Doch wie unterscheidet man echte von falschen Boxsprings und wo zieht man die Grenze?

Die echten, ursprünglichen Boxsprings stammen in der Regel von alteingesessenen Herstellern aus den USA oder Skandinavien, die bereits seit Jahrzehnten, teils seit über hundert Jahren im Geschäft sind, sich als global renommierte Marken etabliert haben und in jeder Hinsicht auf hohe Qualität setzen – außerdem auf eine typische Optik mit Wiedererkennungswert. So kann man, wenn man sich ein wenig auskennt, ein Boxspringbett von Hästens, Somnus oder VI-Spring auf den ersten Blick erkennen und von Konkurrenzprodukten unterscheiden, sei es aufgrund typischer Musterung der Bezüge oder Eigenheiten des Aufbaus. Die genannten und weitere Firmen verwenden hochwertige Naturmaterialien wie Rosshaar, seltene britische oder orientalische Wollen, echte Seide für die Bezüge, Kaschmir, um nur ein paar Beispiele zu nennen – und die Betten entstehen bis heute großteils als individuelle Anfertigungen in Handarbeit. Jeder dieser Hersteller legt großen Wert auf sein spezielles, selbst entwickeltes Federsystem und die hohe Qualität und Haltbarkeit der Federkerne. Solche Betten kosten im günstigsten Fall einige Zehntausend Euro, können aber auch mit Preisen von über 100.000 Euro zu Buche schlagen.
Auf ähnliche Konzepte und vergleichbar hohe Qualitäten setzen auch jüngere Unternehmen wie Yatsan – der größte Bettenproduzent der Türkei, der ebenfalls Boxsprings der Oberklasse anbietet. Direkt dahinter kommen Boxsprings der Mittelklasse, oft von europäischen Herstellern. Der komplette Aufbau und die Ausstattung sind dabei meist weniger aufwändig, der Look einfacher gehalten. Hier kommen in der Regel auch weniger Federn zum Einsatz. Während es bei den Traditionsunternehmen viele Tausend Federn sein können, sind es in der Mittelklasse oft „nur“ einige Hundert sowohl im Boxspring als auch in der Matratze. Experten sind uneins darüber, welchen Effekt das hat, oft heißt es aber: je mehr Federn, desto besser das Liegegefühl. Andere meinen, es komme vielmehr auf die Qualität der Federung und das Zusammenspiel der einzelnen Komponenten an. Generell folgen aber auch diese Betten dem ursprünglichen Boxspring-Konzept und können durchaus von hoher Qualität sein, bewegen sich aber preislich im eher erschwinglichen Bereich unter 10.000 Euro. Dafür muss auf Naturmaterialien oder Handarbeit verzichtet werden, je günstiger das Bett ist. Auch Preise im niedrigen vierstelligen Bereich gibt es.

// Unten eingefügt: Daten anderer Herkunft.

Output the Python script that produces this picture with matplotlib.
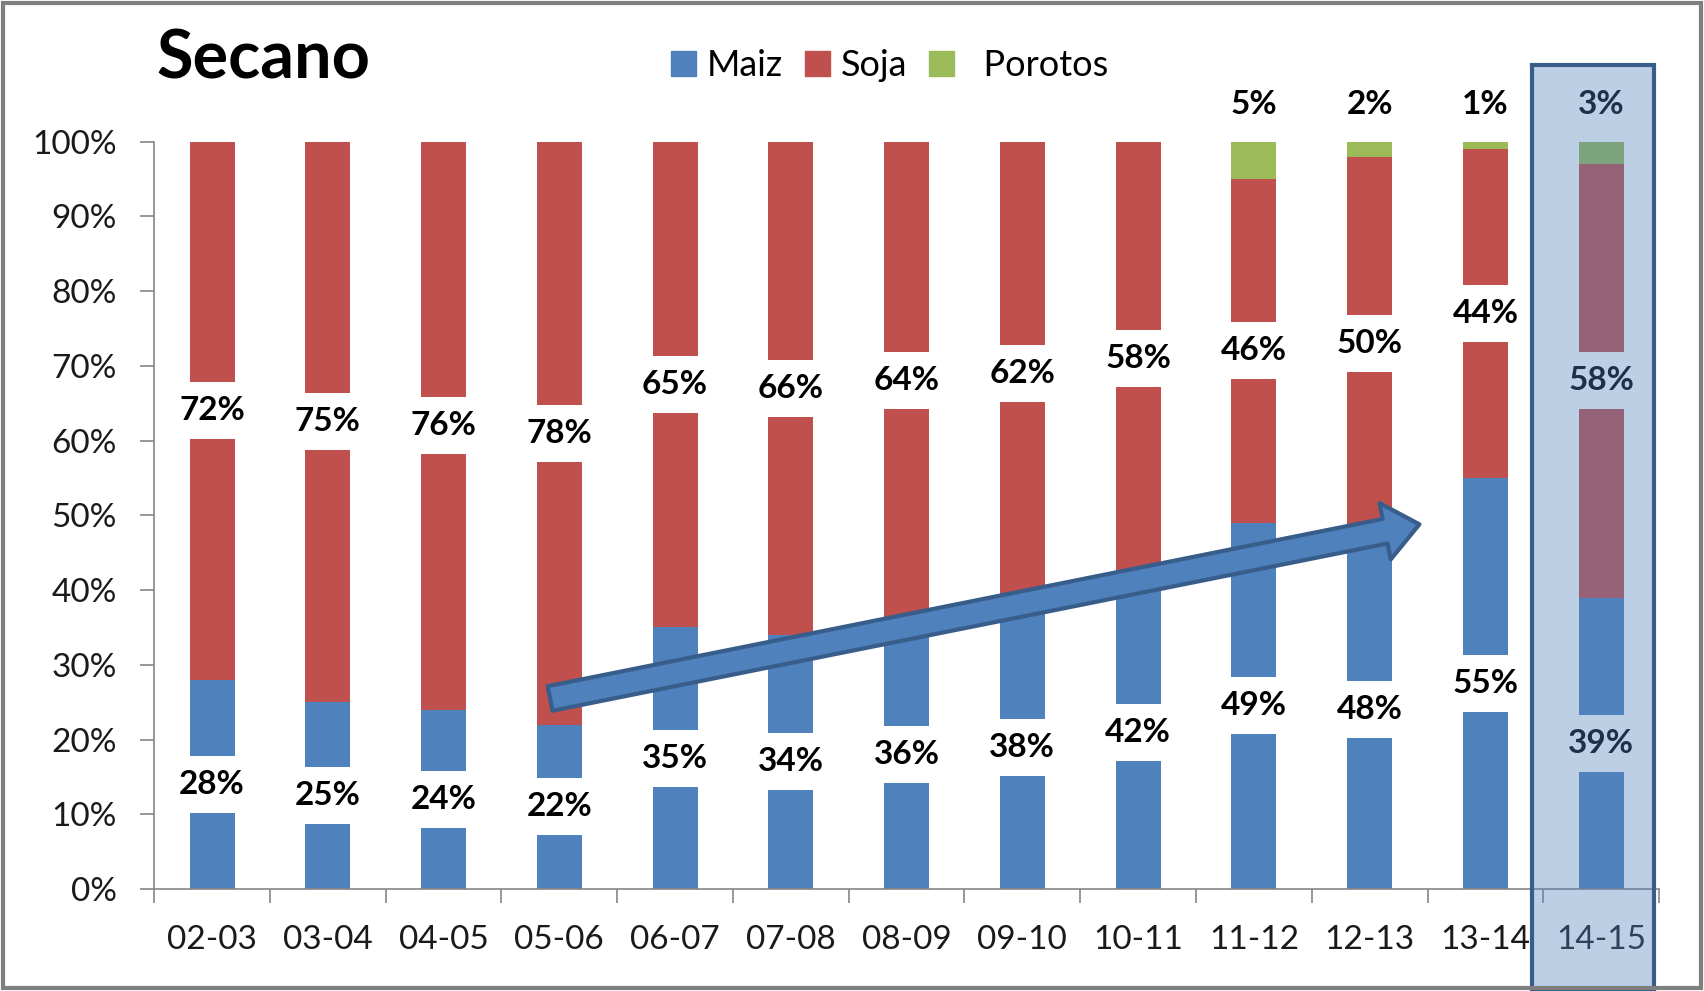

Es folgen die Hybrid-Modelle, die auch dadurch zustande kommen, dass Hersteller ihren Kunden anbieten, sich die Komponenten selbst zusammenzustellen und anstelle einer Federkern- eine Kaltschaum- oder andere Matratze auf den Federkasten zu legen. Solche Kombinationen sind zwar an die Boxspring-Idee angelehnt, sind aber eigentlich kein „echtes“ Boxspring mehr, da Aufbau, Materialien und letztlich auch das Liegegefühl nicht mehr viel mit dem Traditionsprodukt zu tun haben.

Zuallerletzt folgen die reinen Boxspring-Lookalikes. Diese haben zwar eine Box, die maßgeblich als Unterbau die Boxspring-Optik und Betthöhe erzeugt, doch darin verbirgt sich kein Federsystem mehr. Stattdessen schließt die Oberseite der Box mit einem Lattenrost oder einem anderen Unterfederungssystem ab, auf dem die Matratze aufliegt, was ein völlig anderes Bettsystem ergibt. Es gibt auch Varianten gänzlich ohne Unterfederung, bei denen die Matratze auf einer Holzplatte, die die Oberseite der Box bildet, aufliegt. Und die Box selbst hat keine Funktion mehr für das Liegen, kann aber beispielsweise als Stauraum genutzt werden.
Derartige Lösungen sind natürlich bedeutend günstiger in der Anschaffung und schon für einige Hundert Euro zu haben. Sie müssen nicht zwangsläufig schlecht sein. Wenn die Qualität der einzelnen Komponenten und deren Abstimmung gut sind, kann man auch auf solchen Betten gut schlafen. Nur – mit Boxspring hat das, abgesehen von optischen Anleihen, gar nichts mehr zu tun.
Man muss sich vor dem Kauf also einerseits fragen, wieviel Geld man investieren kann oder will – und andererseits, ob einem das typische Boxspring-Liegegefühl wichtig ist oder lediglich der optische Eindruck.